▶ [Stored data]:
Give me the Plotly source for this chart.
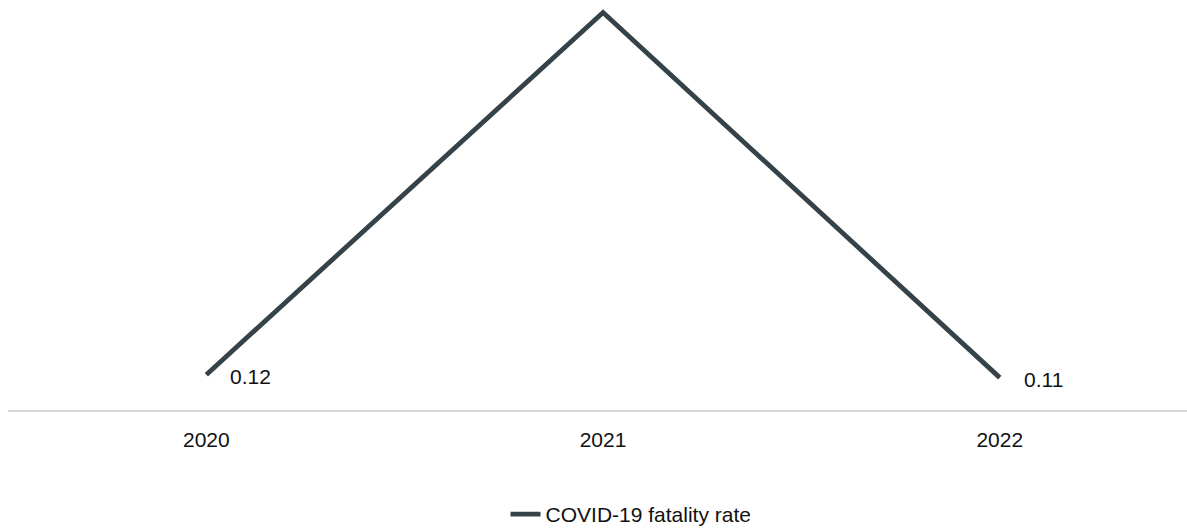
import plotly.graph_objects as go

# Annual COVID-19 fatality rate
years = [2020, 2021, 2022]
fatality_rate = [0.12, 1.35, 0.11]
# Values printed next to the points (2021 carries no label)
label_text = ["0.12", "", "0.11"]

series_name = "COVID-19 fatality rate"
line_color = "#36424a"
text_color = "#111111"
font_family = "Liberation Sans, Arial, sans-serif"

fig = go.Figure()
fig.add_trace(
    go.Scatter(
        x=years,
        y=fatality_rate,
        mode="lines",
        name=series_name,
        line=dict(color=line_color, width=4.8),
        hoverinfo="x+y",
    )
)

for x, y, t in zip(years, fatality_rate, label_text):
    if t:
        fig.add_annotation(
            x=x, y=y, xref="x", yref="y",
            text=t, showarrow=False,
            xanchor="left", yanchor="middle",
            xshift=22, yshift=-2,
            font=dict(size=21, color=text_color, family=font_family),
        )

fig.update_layout(
    width=1187,
    height=529,
    margin=dict(l=8, r=0, t=0, b=119, autoexpand=False),
    paper_bgcolor="white",
    plot_bgcolor="white",
    font=dict(family=font_family, size=21, color=text_color),
    showlegend=True,
    legend=dict(
        orientation="h",
        x=0.422, xanchor="left",
        y=-0.255, yanchor="middle",
        font=dict(size=21, color=text_color),
        itemwidth=30,
    ),
    xaxis=dict(
        range=[years[0] - 0.5, years[-1] + 0.472],
        tickmode="array",
        tickvals=years,
        ticktext=[str(y) for y in years],
        showgrid=False,
        zeroline=False,
        showline=True,
        linecolor="#d9d9d9",
        linewidth=2,
        ticks="",
        ticklabelstandoff=10,
        tickfont=dict(size=21, color=text_color),
    ),
    yaxis=dict(
        range=[0, 1.3926],
        visible=False,
        showgrid=False,
        zeroline=False,
    ),
)

fig.write_html("out.html")
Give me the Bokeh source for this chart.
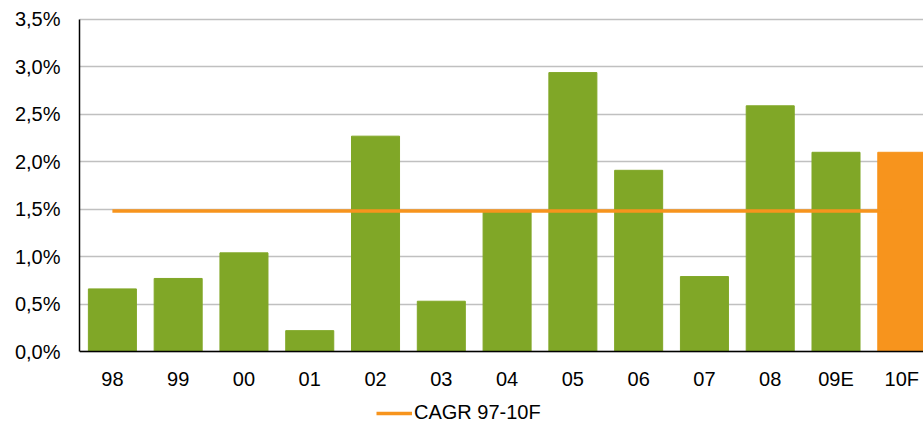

▶ [What you are asked to do]: Copy out each line that contains the word "source".

▶ [Task response]:
Give me the Plotly source for this chart.
Give me the Bokeh source for this chart.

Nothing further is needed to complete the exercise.